A l’arrière de ces magasins de disques en plein air, un étrange manège se trame. C’est le déballage. Des vendeurs ambulants sont en train de « trier » les disques qu’ils rangent dans des sacs en fibre, communément appelés « Mbandjock ». Carlos, la trentaine, un des grossistes installés ici au carrefour Mvog Mbi est à la manœuvre. Il fait le décompte des Cd que les détaillants ont choisi de l’immense malle en aluminium. En même temps qu’il récupère la somme d’argent correspondante qui lui est due. Sur l’origine de tous ces Cd et Dvd de contrefaçon qu’il distribue à des détaillants, celui que nous avons décidé de nommer Oscar, par souci d’anonymat, reste peu disert. Il dit s’approvisionner lui-même chez un autre grossiste, installé quant à lui à Douala, et qui, selon lui, effectue la ligne du Nigeria, la base arrière où sont produits les Cd distribués au Cameroun. Tout au plus, il avouera qu’il utilise son ordinateur portable pour des téléchargements sur place, et des gravures de compilations que les clients lui commandent. Dans une heure, les vendeurs vont se déployer à travers la ville, pour « placer » les nouveautés à des clients de plus en plus nombreux et exigeants.

A ciel ouvert
La scène du carrefour Mvog Mbi, pour anecdotique qu’elle puisse paraître, est un cliché saisissant d’une activité qui a pris une ampleur inimaginable il y a quelques années encore. On peut observer la même scène à d’autres lieux très fréquentés de la ville de Yaoundé, à l’instar du carrefour Ekounou, du terminus de Mimboman, du carrefour Biyem Assi, du marché Melen, ou du carrefour Etoudi. Au-devant des boulangeries, des stations-services, des supermarchés, les vendeurs de Cd piratés assiègent littéralement leur clientèle. Lorsqu’on les interpelle sur le caractère illégal de leur activité, Martin O, Junior T. et Jean P., des vendeurs ambulants de Cd qui sont fréquents devant la boulangerie Calafatas à Yaoundé, disent tous avoir conscience de la situation. « On va faire comment grand ? On ne veut pas aller braquer pour vivre », ironisent-ils, presqu’en chœur.

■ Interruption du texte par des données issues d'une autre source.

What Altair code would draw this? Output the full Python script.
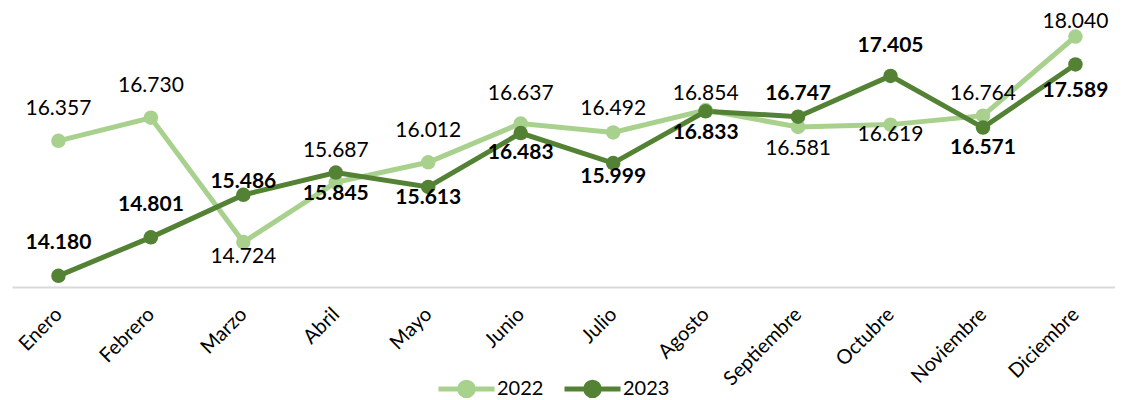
import altair as alt
import pandas as pd

months = ["Enero", "Febrero", "Marzo", "Abril", "Mayo", "Junio", "Julio",
          "Agosto", "Septiembre", "Octubre", "Noviembre", "Diciembre"]
v2022 = [16357, 16730, 14724, 15687, 16012, 16637, 16492, 16854, 16581, 16619, 16764, 18040]
v2023 = [14180, 14801, 15486, 15845, 15613, 16483, 15999, 16833, 16747, 17405, 16571, 17589]
# label offsets (px) relative to each point
dy2022 = [-32, -32, 15, -31, -31, -30, -23, -16, 22, 10, -22, -15]
dy2023 = [-33, -32, -13, 21, 11, 20, 14, 22, -23, -30, 20, 27]

rows = []
for i, m in enumerate(months):
    rows.append({"mes": m, "anio": "2022", "valor": v2022[i], "dy": dy2022[i]})
    rows.append({"mes": m, "anio": "2023", "valor": v2023[i], "dy": dy2023[i]})
df = pd.DataFrame(rows)
df["etiqueta"] = df["valor"].map(lambda v: f"{v:,}".replace(",", "."))

FONT = "Lato"
colors = ["#a9d18e", "#548235"]

x = alt.X("mes:N", sort=months, title=None,
          scale=alt.Scale(type="point", padding=0.465, align=0.54),
          axis=alt.Axis(labelAngle=-45, labelAlign="right", labelBaseline="middle",
                        labelFont=FONT, labelFontSize=20, labelColor="#000000",
                        labelPadding=24, ticks=False, domainColor="#d9d9d9",
                        domainWidth=2, grid=False))
y = alt.Y("valor:Q", title=None, scale=alt.Scale(domain=[14000, 18500], nice=False, zero=False),
          axis=None)

legend_path = ("M-1,0L1,0 M-0.24,0 A0.24,0.24 0 1,1 0.24,0 A0.24,0.24 0 1,1 -0.24,0")

color_leg = alt.Color("anio:N", title=None,
                      scale=alt.Scale(domain=["2022", "2023"], range=colors),
                      legend=alt.Legend(orient="none", direction="horizontal",
                                        legendX=424, legendY=350,
                                        symbolType=legend_path, symbolSize=3136,
                                        symbolStrokeWidth=5,
                                        labelFont=FONT, labelFontSize=20,
                                        labelColor="#000000", columnPadding=10,
                                        labelOffset=0))

base = alt.Chart(df)

lines = base.mark_line(strokeWidth=5, point=alt.OverlayMarkDef(size=210, filled=True, opacity=1)).encode(
    x=x, y=y, color=color_leg, order=alt.Order("anio:N"))

txt22 = base.transform_filter(alt.datum.anio == "2022").mark_text(
    font=FONT, fontSize=21, color="#000000", baseline="middle", dy=alt.expr("datum.dy")).encode(
    x=x, y=y, text="etiqueta:N")
txt23 = base.transform_filter(alt.datum.anio == "2023").mark_text(
    font=FONT, fontSize=21, fontWeight="bold", color="#000000", baseline="middle",
    dy=alt.expr("datum.dy")).encode(
    x=x, y=y, text="etiqueta:N")

chart = alt.layer(lines, txt22, txt23).properties(
    width=1103, height=279,
    padding={"left": 4, "top": 0, "right": 0, "bottom": 0},
).configure(background="#ffffff").configure_view(stroke=None, strokeWidth=0)

chart.save("out.html", embed_options={"renderer": "svg", "actions": False})
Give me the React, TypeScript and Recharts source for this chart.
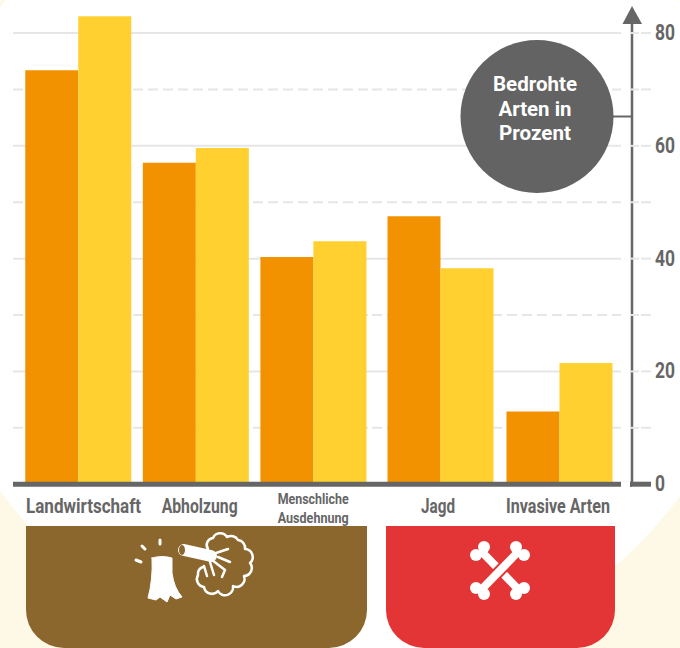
import { BarChart, Bar, XAxis, YAxis, CartesianGrid } from 'recharts';

const habitatCategories = ['Landwirtschaft', 'Abholzung', 'Menschliche\nAusdehnung'];
const habitatOrange = [73.4, 57, 40.3];
const habitatYellow = [83, 59.6, 43.1];

const huntingCategories = ['Jagd', 'Invasive Arten'];
const huntingOrange = [47.5, 12.9];
const huntingYellow = [38.3, 21.5];

const yTicks = [0, 10, 20, 30, 40, 50, 60, 70, 80];
const majorLines = [20, 40, 60, 80];
const minorLines = [10, 30, 50, 70];
const calloutLines = ['Bedrohte', 'Arten in', 'Prozent'];

const toRows = (names: string[], a: number[], b: number[]) =>
  names.map((name, i) => ({ name, orange: a[i], yellow: b[i] }));

const FONT = 'Roboto, sans-serif';
const GREY = '#666666';
const GRID = '#e6e6e6';
const ORANGE = '#f39200';
const YELLOW = '#ffd030';
const DOMAIN: [number, number] = [0, 84];
const CHART_MARGIN_TOP = 10.5;
const CHART_MARGIN_BOTTOM = 103.8;

// the reference uses a condensed face, so each label is squeezed to its measured width
const labelNudge: Record<string, number> = { Landwirtschaft: 5.5, Abholzung: 4, Jagd: -2, 'Invasive Arten': -1 };
const labelWidth: Record<string, number> = {
  Landwirtschaft: 115, Abholzung: 76, Menschliche: 71, Ausdehnung: 71, Jagd: 34, 'Invasive Arten': 104,
};
const calloutWidth = [84, 73, 72];

function XTick({ x, y, payload }: any) {
  const lines = String(payload.value).split('\n');
  const nudge = labelNudge[payload.value] ?? 0;
  if (lines.length > 1) {
    return (
      <g>
        {lines.map((l, i) => (
          <text key={l} x={x + nudge} y={y + 11.5 + i * 19.5} textAnchor="middle" fontFamily={FONT} fontWeight={700} fontSize={15.5} fill={GREY}
            textLength={labelWidth[l]} lengthAdjust="spacingAndGlyphs">
            {l}
          </text>
        ))}
      </g>
    );
  }
  return (
    <text x={x + nudge} y={y + 20.5} textAnchor="middle" fontFamily={FONT} fontWeight={700} fontSize={20} fill={GREY}
      textLength={labelWidth[payload.value]} lengthAdjust="spacingAndGlyphs">
      {payload.value}
    </text>
  );
}

function YTick({ x, y, payload }: any) {
  const v = payload.value;
  const zero = v === 0;
  const major = v % 20 === 0;
  // x is the axis line, the short gap left of the ticks is painted out
  return (
    <g>
      <line x1={x - 19} x2={x - 10} y1={y} y2={y} stroke="#fff" strokeWidth={zero ? 6 : 3} />
      {zero ? (
        <line x1={x - 10} x2={x + 11} y1={y} y2={y} stroke={GREY} strokeWidth={5} />
      ) : (
        <>
          <line x1={x - 10} x2={x - 1} y1={y} y2={y} stroke={GRID} strokeWidth={2} />
          <line x1={x + 1} x2={x + 11} y1={y} y2={y} stroke={GRID} strokeWidth={2} />
        </>
      )}
      {major && (
        <text x={x + 15} y={y + 7} fontFamily={FONT} fontWeight={700} fontSize={22} fill={GREY}
          textLength={zero ? 10 : 20} lengthAdjust="spacingAndGlyphs">
          {v}
        </text>
      )}
    </g>
  );
}

function Grid() {
  return (
    <>
      <CartesianGrid vertical={false} horizontalValues={majorLines} stroke={GRID} strokeWidth={2} />
      <CartesianGrid vertical={false} horizontalValues={minorLines} stroke={GRID} strokeWidth={2} strokeDasharray="10 5" />
    </>
  );
}

function Background() {
  return (
    <svg width={680} height={648} style={{ position: 'absolute', left: 0, top: 0 }}>
      <rect width={680} height={648} fill="#fef8e7" />
      <circle cx={342} cy={249} r={418.5} fill="#fff" />
      <path d="M26 526H367V610A38 38 0 0 1 329 648H64A38 38 0 0 1 26 610Z" fill="#8b672e" />
      <path d="M386 526H615V610A38 38 0 0 1 577 648H424A38 38 0 0 1 386 610Z" fill="#e33535" />
      {/* stump */}
      <g fill="#fff" stroke="#fff" strokeLinecap="round">
        <path d="M152 558Q162 555 172 558L172 573Q174 588 182 597L176 599L170 595L167 602L160 597L156 600L148 598Q153 580 152 558Z" strokeWidth={1} />
        <line x1={160} y1={540} x2={160} y2={544} strokeWidth={3} />
        <line x1={142} y1={546} x2={145} y2={549} strokeWidth={3} />
        <line x1={136} y1={560} x2={141} y2={562} strokeWidth={3} />
      </g>
      {/* fallen tree */}
      <g fill="none" stroke="#fff" strokeLinecap="round" strokeLinejoin="round">
        <line x1={184} y1={550} x2={211} y2={556} strokeWidth={12} />
        <path d="M208 549A7 7 0 0 1 213 538A8 8 0 0 1 227 537A8 8 0 0 1 238 540A8 8 0 0 1 245 549A8 8 0 0 1 250 563A8 8 0 0 1 244 576A8 8 0 0 1 233 586A8 8 0 0 1 218 591A8 8 0 0 1 204 587A8 8 0 0 1 198 575A7 7 0 0 1 203 567" strokeWidth={2.5} />
        <path d="M210 555L228 549M218 557L230 562M212 560L225 570L222 577M210 562L214 575M204 566L207 576" strokeWidth={2.5} />
      </g>
      <ellipse cx={182} cy={550} rx={3} ry={5} fill="#8b672e" />
      {/* crossed bones */}
      <g fill="#fff">
        <line x1={481} y1={551} x2={519} y2={590} stroke="#fff" strokeWidth={8} />
        {[[484, 547], [476, 555], [516, 594], [524, 588]].map(([cx, cy]) => (
          <circle key={`${cx}-${cy}`} cx={cx} cy={cy} r={6} />
        ))}
        <line x1={519} y1={551} x2={481} y2={590} stroke="#e33535" strokeWidth={12} />
        <line x1={519} y1={551} x2={481} y2={590} stroke="#fff" strokeWidth={8} />
        {[[516, 547], [524, 555], [484, 594], [476, 588]].map(([cx, cy]) => (
          <circle key={`${cx}-${cy}`} cx={cx} cy={cy} r={6} />
        ))}
      </g>
    </svg>
  );
}

function Overlay() {
  return (
    <svg width={680} height={648} style={{ position: 'absolute', left: 0, top: 0, pointerEvents: 'none' }}>
      <path d="M622.5 24H642L632 6Z" fill={GREY} />
      <line x1={600} x2={632} y1={116.5} y2={116.5} stroke={GREY} strokeWidth={2} />
      <circle cx={537} cy={116.5} r={76.5} fill="#636363" />
      {calloutLines.map((l, i) => (
        <text key={l} x={535} y={91 + i * 24.5} fontFamily={FONT} fontWeight={700} fontSize={21} fill="#fff" textAnchor="middle"
          textLength={calloutWidth[i]} lengthAdjust="spacingAndGlyphs">
          {l}
        </text>
      ))}
    </svg>
  );
}

export default function App() {
  return (
    <div style={{ position: 'absolute', left: 0, top: 0, width: 680, height: 648, overflow: 'hidden' }}>
      <Background />
      <div style={{ position: 'absolute', left: 0, top: 0 }}>
        <BarChart
          width={372}
          height={648}
          data={toRows(habitatCategories, habitatOrange, habitatYellow)}
          margin={{ top: CHART_MARGIN_TOP, right: 0, bottom: CHART_MARGIN_BOTTOM, left: 13 }}
          barGap={0}
        >
          {Grid()}
          <XAxis
            dataKey="name"
            interval={0}
            height={60}
            padding={{ left: 6.25, right: 0 }}
            tickLine={false}
            axisLine={{ stroke: GREY, strokeWidth: 5 }}
            tick={<XTick />}
          />
          <YAxis hide domain={DOMAIN} />
          <Bar dataKey="orange" fill={ORANGE} barSize={53} isAnimationActive={false} />
          <Bar dataKey="yellow" fill={YELLOW} barSize={53} isAnimationActive={false} />
        </BarChart>
      </div>
      <div style={{ position: 'absolute', left: 372, top: 0 }}>
        <BarChart
          width={308}
          height={648}
          data={toRows(huntingCategories, huntingOrange, huntingYellow)}
          margin={{ top: CHART_MARGIN_TOP, right: 0, bottom: CHART_MARGIN_BOTTOM, left: 0 }}
          barGap={0}
        >
          {Grid()}
          <XAxis
            dataKey="name"
            interval={0}
            height={60}
            padding={{ left: 8.5, right: 13.5 }}
            tickLine={false}
            axisLine={{ stroke: GREY, strokeWidth: 5 }}
            tick={<XTick />}
          />
          <YAxis
            orientation="right"
            width={48}
            domain={DOMAIN}
            ticks={yTicks}
            interval={0}
            tickLine={false}
            axisLine={{ stroke: GREY, strokeWidth: 2.5 }}
            tick={<YTick />}
          />
          <Bar dataKey="orange" fill={ORANGE} barSize={53} isAnimationActive={false} />
          <Bar dataKey="yellow" fill={YELLOW} barSize={53} isAnimationActive={false} />
        </BarChart>
      </div>
      <Overlay />
    </div>
  );
}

Un sac dans une main, quelques échantillons de Cd dans l’autre, les trois compères vont aller à l’assaut d’une clientèle hétéroclite dispersée à travers plusieurs points névralgiques de la ville. La clientèle se recrute parmi le vendeur à la sauvette du marché central de Yaoundé, le cadre de banque dans son bureau climatisé, autant que l’officier de police à son poste de garde. « Je commence à vendre à la gare routière de Mvan. Les clients qui voyagent pour Douala, Ebolowa ou Bertoua aiment souvent emporter avec eux les nouveaux Cd que nous leur proposons », déclare Martin O. Pour 500 francs, parfois pour moins que ça, le dernier album de Patience Dabany, l’un des « diamants » qui passe sur le marché ces jours-ci, peut être acquis. Pour 1500 francs, le coffret « prestige » du meilleur de Kassav au paroxysme de sa popularité, ou la compilation entière de Richard Bona peut autant être acheté. Après Mvan, le soir venu, Junior dit avoir des rendez-vous au quartier général, où des officiers de l’armée lui auraient « commandé » des compilations de makossa.

Puis après, à la tombée de la nuit, il squattera la boulangerie Acropole, racolant au passage quelques clients venus s’approvisionner en pain et autres gourmandises. Sous les apparences d’un commerce ordinaire, c’est le drame de toute une industrie qui se noue dans l’indifférence complice de tous.